How Blue Is Your Ocean?
Is the approach sketched above simply be too good to be true? Possibly. But value innovation need not lead to a complete revolution in your offerings, and the staggering results that can come from doing so successfully. More modest applications of value innovation can lead to more incremental yet significant improvements in business performance. The basic idea is to enhance value, reduce cost and compete less head-on. The result: less red ink.
Obviously, even blue ocean players will also need to have red ocean features. In a world where information flows rapidly and imitators come at you quickly, even the bluest of strategies will ultimately get imitated and start to bloody the waters – driving the need for the next round of value innovation.

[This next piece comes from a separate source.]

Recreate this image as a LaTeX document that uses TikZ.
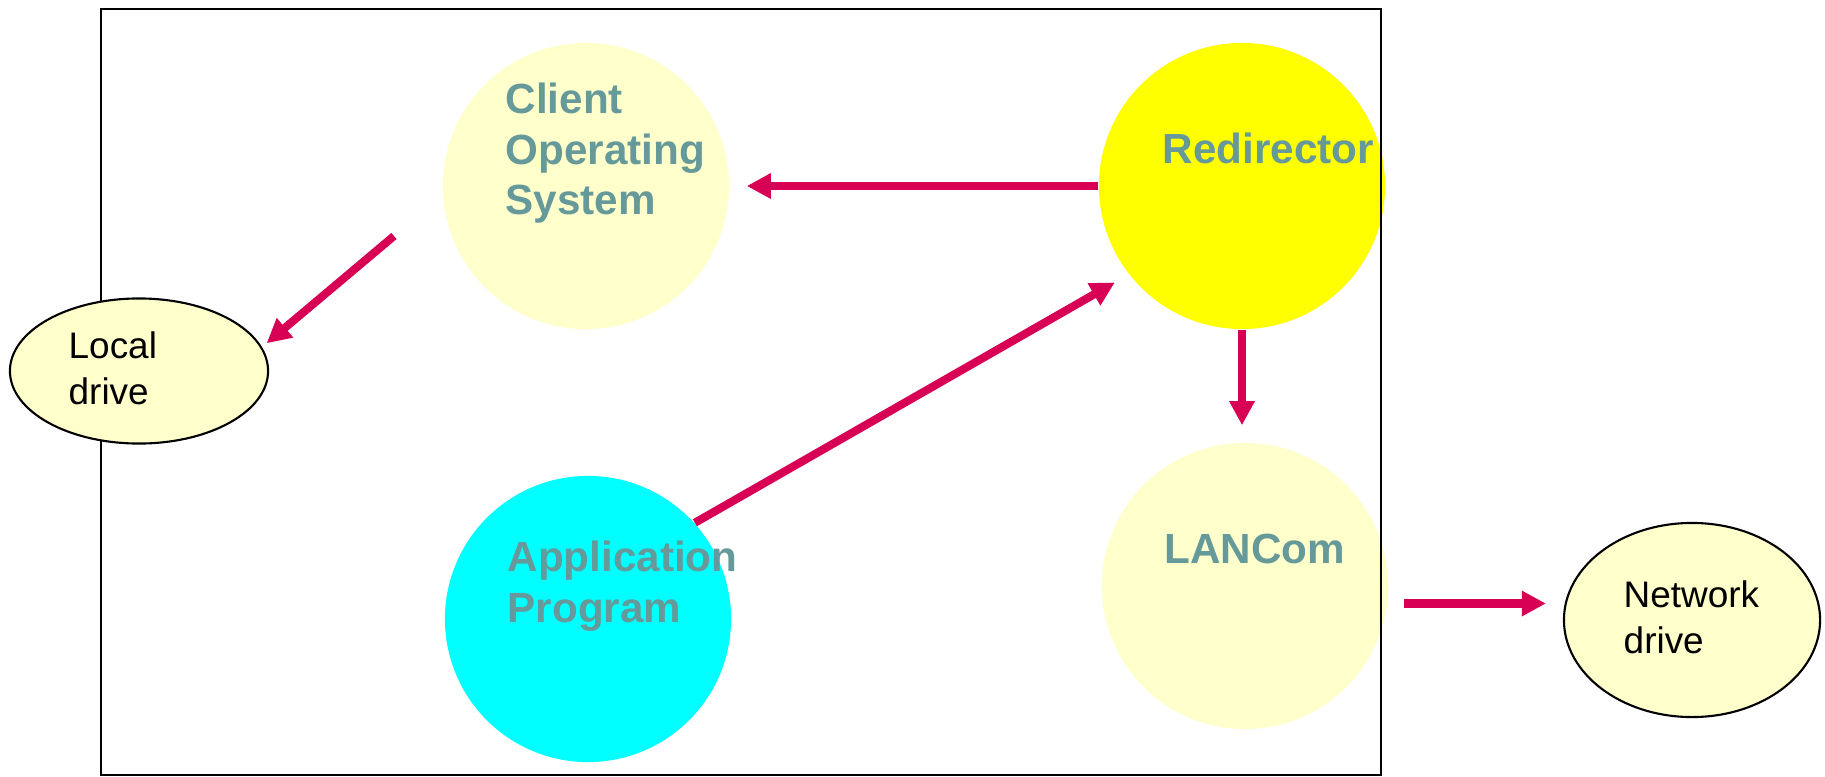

Yet as some of the preceding examples suggest, being first to reach blue waters can lead to long-lived advantage because of a unique brand (as in Cirque du Soleil), or an organizational structure optimally adapted to the strategy (as in Southwest Airlines) which can create entry barriers to competition moving into your blue waters.
But ultimately, the courage it takes to pursue a blue ocean strategy may be the highest entry barrier to finding new market space. Organizational inertia, risk aversion, fear of cannibalization and other forms of inflexibility may delay imitation just long enough to create significant competitive distance away from your rivals.
In a world where the need for strategic reinvention has now become commonplace, those firms who use a structured and disciplined approach to innovation will have greater odds of finding blue ocean -- not just once, but as they gain experience in using the process, can do so again and again. And that skill can become a long-lasting and sustainable organizational core competency.